**Exercise details**. Print every entry, word for word, and skip the images.

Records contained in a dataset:
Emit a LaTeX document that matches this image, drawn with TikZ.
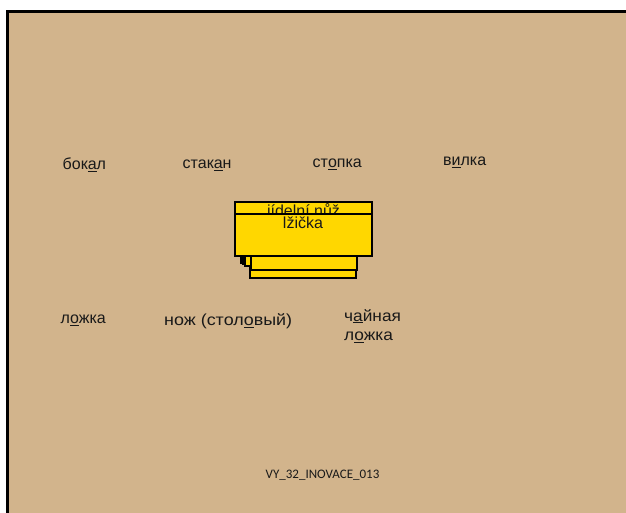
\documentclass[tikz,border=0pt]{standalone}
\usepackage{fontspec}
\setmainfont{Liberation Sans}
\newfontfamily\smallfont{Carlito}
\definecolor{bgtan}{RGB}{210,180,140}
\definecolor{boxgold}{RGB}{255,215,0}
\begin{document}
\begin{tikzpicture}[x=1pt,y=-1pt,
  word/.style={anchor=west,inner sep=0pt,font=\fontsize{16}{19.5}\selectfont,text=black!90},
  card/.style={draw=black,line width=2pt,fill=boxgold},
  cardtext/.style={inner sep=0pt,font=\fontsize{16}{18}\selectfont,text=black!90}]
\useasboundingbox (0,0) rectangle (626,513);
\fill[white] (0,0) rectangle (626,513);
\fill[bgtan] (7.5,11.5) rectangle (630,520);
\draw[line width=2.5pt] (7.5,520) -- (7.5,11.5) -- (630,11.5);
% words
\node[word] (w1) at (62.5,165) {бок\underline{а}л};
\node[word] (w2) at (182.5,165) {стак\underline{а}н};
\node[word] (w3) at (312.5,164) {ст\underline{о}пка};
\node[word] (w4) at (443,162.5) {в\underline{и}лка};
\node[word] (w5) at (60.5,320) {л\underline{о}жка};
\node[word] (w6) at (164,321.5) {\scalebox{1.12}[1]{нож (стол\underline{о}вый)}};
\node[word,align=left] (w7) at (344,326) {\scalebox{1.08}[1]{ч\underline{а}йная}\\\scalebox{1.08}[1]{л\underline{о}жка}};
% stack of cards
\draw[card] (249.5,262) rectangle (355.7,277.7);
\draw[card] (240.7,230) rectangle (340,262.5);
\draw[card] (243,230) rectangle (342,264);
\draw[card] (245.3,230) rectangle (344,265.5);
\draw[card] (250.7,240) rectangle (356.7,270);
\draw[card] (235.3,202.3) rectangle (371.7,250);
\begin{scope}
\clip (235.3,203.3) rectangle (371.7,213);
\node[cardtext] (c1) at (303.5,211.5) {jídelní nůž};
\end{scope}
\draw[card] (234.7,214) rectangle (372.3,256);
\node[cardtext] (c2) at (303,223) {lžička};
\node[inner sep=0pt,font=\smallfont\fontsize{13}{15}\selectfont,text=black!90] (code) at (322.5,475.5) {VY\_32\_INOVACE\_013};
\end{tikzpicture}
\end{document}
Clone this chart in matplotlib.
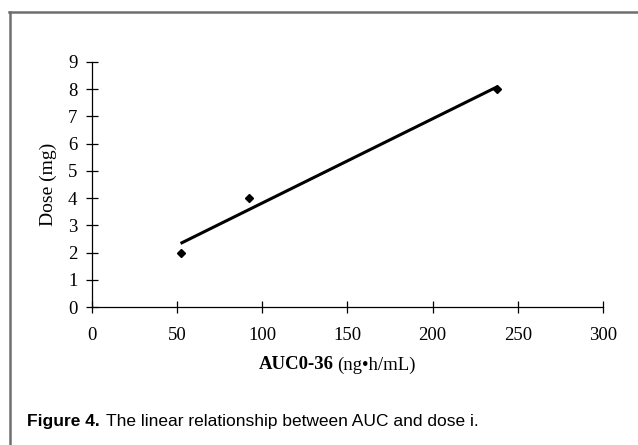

**Answer in full**.
Emit a LaTeX document that matches this image, drawn with TikZ.
\documentclass[tikz,border=0pt]{standalone}
\usepackage{fontspec}
\setmainfont{Liberation Sans}
\newfontfamily\smallfont{Carlito}
\definecolor{bgtan}{RGB}{210,180,140}
\definecolor{boxgold}{RGB}{255,215,0}
\begin{document}
\begin{tikzpicture}[x=1pt,y=-1pt,
  word/.style={anchor=west,inner sep=0pt,font=\fontsize{16}{19.5}\selectfont,text=black!90},
  card/.style={draw=black,line width=2pt,fill=boxgold},
  cardtext/.style={inner sep=0pt,font=\fontsize{16}{18}\selectfont,text=black!90}]
\useasboundingbox (0,0) rectangle (626,513);
\fill[white] (0,0) rectangle (626,513);
\fill[bgtan] (7.5,11.5) rectangle (630,520);
\draw[line width=2.5pt] (7.5,520) -- (7.5,11.5) -- (630,11.5);
% words
\node[word] (w1) at (62.5,165) {бок\underline{а}л};
\node[word] (w2) at (182.5,165) {стак\underline{а}н};
\node[word] (w3) at (312.5,164) {ст\underline{о}пка};
\node[word] (w4) at (443,162.5) {в\underline{и}лка};
\node[word] (w5) at (60.5,320) {л\underline{о}жка};
\node[word] (w6) at (164,321.5) {\scalebox{1.12}[1]{нож (стол\underline{о}вый)}};
\node[word,align=left] (w7) at (344,326) {\scalebox{1.08}[1]{ч\underline{а}йная}\\\scalebox{1.08}[1]{л\underline{о}жка}};
% stack of cards
\draw[card] (249.5,262) rectangle (355.7,277.7);
\draw[card] (240.7,230) rectangle (340,262.5);
\draw[card] (243,230) rectangle (342,264);
\draw[card] (245.3,230) rectangle (344,265.5);
\draw[card] (250.7,240) rectangle (356.7,270);
\draw[card] (235.3,202.3) rectangle (371.7,250);
\begin{scope}
\clip (235.3,203.3) rectangle (371.7,213);
\node[cardtext] (c1) at (303.5,211.5) {jídelní nůž};
\end{scope}
\draw[card] (234.7,214) rectangle (372.3,256);
\node[cardtext] (c2) at (303,223) {lžička};
\node[inner sep=0pt,font=\smallfont\fontsize{13}{15}\selectfont,text=black!90] (code) at (322.5,475.5) {VY\_32\_INOVACE\_013};
\end{tikzpicture}
\end{document}
Clone this chart in matplotlib.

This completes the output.